WASHINGTON — An overwhelming majority of Americans is convinced that sea level rise resulting from climate change poses a significant threat to the United States and coastal communities should invest in preparing for the risks, according to a survey released Thursday by Stanford University.
The study was conducted with memories still fresh of Hurricane Sandy's vast damage and protracted, expensive rebuilding, whose cost was picked up largely by taxpayers.
Although past surveys have asked Americans if they accept climate change to be a global reality, the survey by Stanford's Woods Institute for the Environment focuses on attitudes about one of its effects — sea level rise — and the options to deal with it. The responses, taken together, indicated that most Americans were no longer willing to accept a hands-off approach to continued coastal development that will get battered repeatedly by rising seas.
"People want preventive action," said survey director Jon Krosnick, a senior fellow at the institute and a professor of communication, "and few people believe these preparations will harm the economy or eliminate jobs. But people want coastal homeowners and businesses that locate in high-risk areas to pay for these measures."
Counties along the shoreline, not including in Alaska, make up less than 10% of the country's total land area. But they are home to 123.3 million people, or 39% of the population. The coastal population is expected to grow by 8%, or 10 million people, by 2020, according to a recent study by the National Oceanic and Atmospheric Administration.
The nationwide poll of 1,200 people found that 82% believe the world's temperature is rising, and 73% said that the associated sea level rise poses a threat to the United States now and in the future. Nearly three-quarters of respondents said they think sea level rise will worsen storm damage.
Asked whether coastal communities and states should prepare for the effects of sea level rise or, given the unpredictability of weather events, wait to assess the impact, 82% favored advance preparation.
More than two-thirds of respondents said that coastal communities should foot the bill for boosting their defenses against sea level rise. Right now, all taxpayers subsidize flood insurance bought by residents of coastal communities, and then pay billions of dollars in evacuation and cleanup costs.
The survey provided respondents with the pros and cons of a range of common adaptation measures. Some involved building buffers against the sea, such as sea walls or beach replenishment, but only one-third of respondents favored them. Instead, the most popular ideas focused on changing building practices, such as reducing construction on coastlines and beefing up flood protection standards of coastal structures.

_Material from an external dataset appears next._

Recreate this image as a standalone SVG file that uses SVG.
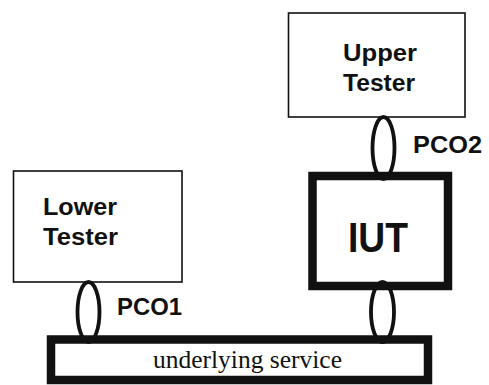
<svg xmlns="http://www.w3.org/2000/svg" width="489" height="385" viewBox="0 0 489 385">
<style>
.box{fill:#fff;stroke:#111;stroke-width:1.6}
.thick{fill:#fff;stroke:#111;stroke-width:8.5}
.pco{fill:none;stroke:#111;stroke-width:3.8}
.lbl{font-family:"Liberation Sans",Arial,sans-serif;font-weight:bold;fill:#111}
.svc{font-family:"Liberation Serif","Times New Roman",serif;fill:#111}
</style>
<rect width="489" height="385" fill="#fff"/>
<g id="upper-tester">
<rect class="box" x="288.5" y="13" width="176.5" height="104"/>
<text class="lbl" x="343" y="61" font-size="23" textLength="74" lengthAdjust="spacingAndGlyphs">Upper</text>
<text class="lbl" x="343" y="91" font-size="23" textLength="72" lengthAdjust="spacingAndGlyphs">Tester</text>
</g>
<g id="lower-tester">
<rect class="box" x="13.5" y="171" width="168.5" height="111"/>
<text class="lbl" x="43" y="215" font-size="23" textLength="74" lengthAdjust="spacingAndGlyphs">Lower</text>
<text class="lbl" x="43" y="245" font-size="23" textLength="75" lengthAdjust="spacingAndGlyphs">Tester</text>
</g>
<g id="iut">
<rect class="thick" x="312.5" y="176" width="135.5" height="110"/>
<text class="lbl" x="348" y="252" font-size="42" textLength="60" lengthAdjust="spacingAndGlyphs">IUT</text>
</g>
<g id="underlying-service">
<rect class="thick" x="51" y="339.5" width="377" height="40.5"/>
<text class="svc" x="153" y="368" font-size="25" textLength="189" lengthAdjust="spacingAndGlyphs">underlying service</text>
</g>
<g id="connectors">
<ellipse class="pco" cx="88.5" cy="312" rx="11" ry="30"/>
<ellipse class="pco" cx="383.5" cy="148" rx="11" ry="31"/>
<ellipse class="pco" cx="382.5" cy="312" rx="11.5" ry="30"/>
</g>
<g id="labels">
<text class="lbl" x="117" y="315" font-size="23" textLength="65" lengthAdjust="spacingAndGlyphs">PCO1</text>
<text class="lbl" x="413" y="153" font-size="23" textLength="69" lengthAdjust="spacingAndGlyphs">PCO2</text>
</g>
</svg>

"The question is, how does public support for preparation translate to action?" asked Meg Caldwell, executive director of the Center for Ocean Solutions, a Monterey environmental group that cosponsored the survey. "Our impulse is to try to move quickly to put communities back together the way they were after devastation. But that impulse often leads to doubling down on high-risk investments, such as rebuilding in areas likely to experience severe impacts."